*Task prompt*.
In the lines below, output everything from the first line through the line containing "import * as" exactly as it is. Pictures are not part of the output.

*Data shown*.
- - -
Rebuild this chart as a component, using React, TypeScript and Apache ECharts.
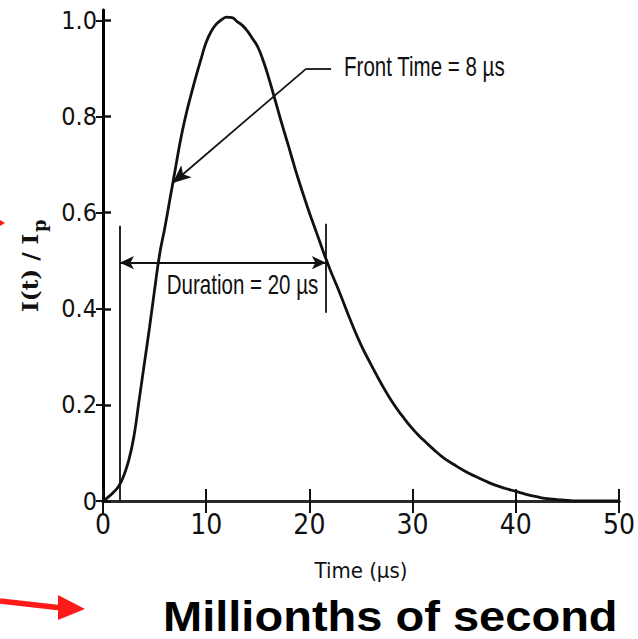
import React, { useEffect, useRef } from "react";
import * as echarts from "echarts";

// Normalized lightning current waveform I(t)/Ip vs time (µs)
const timeUs = [
  0, 0.5, 1, 1.5, 2, 2.5, 3, 3.5, 4, 4.5, 5, 5.5, 6, 6.5, 7, 7.5, 8, 8.5, 9, 9.5,
  10, 10.5, 11, 11.5, 12, 12.5, 13, 13.5, 14, 14.5, 15, 15.5, 16, 16.5, 17, 17.5,
  18, 18.5, 19, 19.5, 20, 20.5, 21, 21.5, 22, 23, 24, 25, 26, 27, 28, 29, 30, 31,
  32, 33, 34, 35, 36, 37, 38, 39, 40, 41, 42, 43, 44, 45, 46, 48, 50,
];
const currentRatio = [
  0, 0.008, 0.018, 0.03, 0.052, 0.085, 0.135, 0.21, 0.285, 0.36, 0.44, 0.515,
  0.57, 0.63, 0.69, 0.75, 0.8, 0.843, 0.883, 0.92, 0.955, 0.978, 0.993, 1.002,
  1.007, 1.006, 0.998, 0.99, 0.978, 0.962, 0.945, 0.918, 0.885, 0.848, 0.81,
  0.773, 0.737, 0.7, 0.665, 0.632, 0.6, 0.57, 0.54, 0.51, 0.482, 0.43, 0.375,
  0.325, 0.283, 0.243, 0.207, 0.177, 0.15, 0.128, 0.108, 0.09, 0.076, 0.063,
  0.052, 0.042, 0.033, 0.026, 0.02, 0.014, 0.009, 0.005, 0.003, 0.001, 0, 0, 0,
];

const xTickValues = [0, 10, 20, 30, 40, 50];
const yTickValues = [0, 0.2, 0.4, 0.6, 0.8, 1.0];

// Annotation anchors in data coordinates [time, ratio]
const durationLeftLine = [[1.64, 0], [1.64, 0.573]];
const durationRightLine = [[21.6, 0.392], [21.6, 0.577]];
const durationArrow = [[1.64, 0.496], [21.6, 0.496]];
const frontLeader = [[22.1, 0.9], [19.7, 0.9]];
const frontArrow = [[19.7, 0.9], [6.76, 0.662]];
const durationTextAnchor = [6.18, 0.45];
const frontTextAnchor = [23.36, 0.904];

const durationText = "Duration = 20 µs";
const frontText = "Front Time = 8 µs";
const xAxisTitle = "Time (µs)";
const yAxisTitleMain = "I(t) / I";
const yAxisTitleSub = "p";
const captionText = "Millionths of second";

const narrow = "'Liberation Sans Narrow', 'DejaVu Sans Condensed', 'Liberation Sans', Arial, sans-serif";
const ink = "#111111";

export default function App() {
  const ref = useRef<HTMLDivElement>(null);

  useEffect(() => {
    if (!ref.current) return;
    const chart = echarts.init(ref.current, undefined, { renderer: "svg" });

    const frameAxis = (w: number, color: string) => ({
      show: true,
      lineStyle: { color, width: w },
    });

    const option: any = {
      animation: false,
      backgroundColor: "#ffffff",
      grid: { left: 103, right: 17, top: 10, bottom: 138, containLabel: false },
      xAxis: [
        {
          type: "value",
          position: "bottom",
          min: 0,
          max: 50,
          interval: 10,
          axisLine: frameAxis(3, "#000"),
          axisTick: {
            show: true,
            inside: true,
            length: 12,
            customValues: xTickValues,
            lineStyle: { color: ink, width: 2 },
          },
          axisLabel: {
            show: true,
            fontSize: 28,
            fontFamily: narrow,
            color: ink,
            margin: 9,
            customValues: xTickValues,
            formatter: (v: number) => String(v),
          },
          splitLine: { show: false },
          name: xAxisTitle,
          nameLocation: "middle",
          nameGap: 58,
          nameTextStyle: { fontSize: 22, fontFamily: narrow, color: ink },
        },
        {
          type: "value",
          position: "top",
          min: 0,
          max: 50,
          interval: 10,
          axisLine: frameAxis(3, "#2a2a2a"),
          axisTick: { show: true, inside: true, length: 12, lineStyle: { color: ink, width: 2 } },
          axisLabel: { show: false },
          splitLine: { show: false },
        },
      ],
      yAxis: [
        {
          type: "value",
          position: "left",
          min: 0,
          max: 1.022,
          axisLine: frameAxis(3, "#000"),
          axisTick: {
            show: true,
            inside: true,
            length: 8,
            customValues: yTickValues,
            lineStyle: { color: ink, width: 2.5 },
          },
          axisLabel: {
            show: true,
            customValues: yTickValues,
            fontSize: 25,
            fontFamily: narrow,
            color: ink,
            margin: 6,
            formatter: (v: number) => (v === 0 ? "0" : v.toFixed(1)),
          },
          splitLine: { show: false },
        },
        {
          type: "value",
          position: "right",
          min: 0,
          max: 1.022,
          axisLine: frameAxis(2.5, "#000"),
          axisTick: {
            show: true,
            inside: true,
            length: 7,
            customValues: yTickValues,
            lineStyle: { color: ink, width: 2 },
          },
          axisLabel: { show: false },
          splitLine: { show: false },
        },
      ],
      series: [
        {
          type: "line",
          xAxisIndex: 0,
          yAxisIndex: 0,
          data: timeUs.map((t, i) => [t, currentRatio[i]]),
          showSymbol: false,
          smooth: 0.5,
          lineStyle: { color: ink, width: 2.8 },
          silent: true,
          markLine: {
            silent: true,
            symbol: ["none", "none"],
            symbolSize: [10, 14],
            label: { show: false },
            lineStyle: { color: ink, width: 1.8, type: "solid" },
            emphasis: { disabled: true },
            data: [
              [{ coord: durationLeftLine[0] }, { coord: durationLeftLine[1] }],
              [{ coord: durationRightLine[0] }, { coord: durationRightLine[1] }],
              [
                { coord: durationArrow[0], symbol: "arrow", symbolSize: [10, 14] },
                { coord: durationArrow[1], symbol: "arrow", symbolSize: [10, 14] },
              ],
              [{ coord: frontLeader[0] }, { coord: frontLeader[1] }],
              [
                { coord: frontArrow[0] },
                { coord: frontArrow[1], symbol: "arrow", symbolSize: [12, 18] },
              ],
            ],
          },
        },
      ],
    };

    chart.setOption(option);

    const px = (p: number[]) => chart.convertToPixel({ gridIndex: 0 }, p) as number[];
    const dPos = px(durationTextAnchor);
    const fPos = px(frontTextAnchor);

    chart.setOption({
      graphic: [
        {
          type: "text",
          x: dPos[0],
          y: dPos[1],
          scaleX: 0.76,
          silent: true,
          style: {
            text: durationText,
            fontSize: 27,
            fontFamily: "'Liberation Sans', Arial, sans-serif",
            fill: ink,
            align: "left",
            verticalAlign: "middle",
          },
        },
        {
          type: "text",
          x: fPos[0],
          y: fPos[1],
          scaleX: 0.76,
          silent: true,
          style: {
            text: frontText,
            fontSize: 27,
            fontFamily: "'Liberation Sans', Arial, sans-serif",
            fill: ink,
            align: "left",
            verticalAlign: "middle",
          },
        },
        {
          type: "group",
          x: 29,
          y: 312,
          rotation: Math.PI / 2,
          silent: true,
          children: [
            {
              type: "text",
              x: 0,
              y: 0,
              style: {
                text: yAxisTitleMain,
                fontSize: 23,
                fontWeight: "bold",
                fontFamily: "'DejaVu Serif', 'Liberation Serif', serif",
                fill: ink,
                align: "left",
                verticalAlign: "middle",
              },
            },
            {
              type: "text",
              x: 80,
              y: 10,
              style: {
                text: yAxisTitleSub,
                fontSize: 18,
                fontWeight: "bold",
                fontFamily: "'DejaVu Serif', 'Liberation Serif', serif",
                fill: ink,
                align: "left",
                verticalAlign: "middle",
              },
            },
          ],
        },
        {
          type: "text",
          x: 163,
          y: 616,
          scaleX: 1.12,
          silent: true,
          style: {
            text: captionText,
            fontSize: 42,
            fontWeight: "bold",
            fontFamily: "'Liberation Sans', Arial, sans-serif",
            fill: "#000",
            align: "left",
            verticalAlign: "middle",
          },
        },
        {
          type: "line",
          silent: true,
          shape: { x1: 0, y1: 601, x2: 62, y2: 608 },
          style: { stroke: "#ff1a1a", lineWidth: 5.5 },
        },
        {
          type: "polygon",
          silent: true,
          shape: { points: [[58, 595], [58, 620], [85, 609]] },
          style: { fill: "#ff1a1a" },
        },
        {
          type: "polygon",
          silent: true,
          shape: { points: [[0, 220], [5, 223], [0, 226]] },
          style: { fill: "#ff1a1a" },
        },
      ],
    });

    return () => chart.dispose();
  }, []);

  return (
    <div
      ref={ref}
      style={{ position: "fixed", left: 0, top: 0, width: 638, height: 639, background: "#fff" }}
    />
  );
}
- - -
*Answer for the task*.
Rebuild this chart as a component, using React, TypeScript and Apache ECharts.
import React, { useEffect, useRef } from "react";
import * as echarts from "echarts";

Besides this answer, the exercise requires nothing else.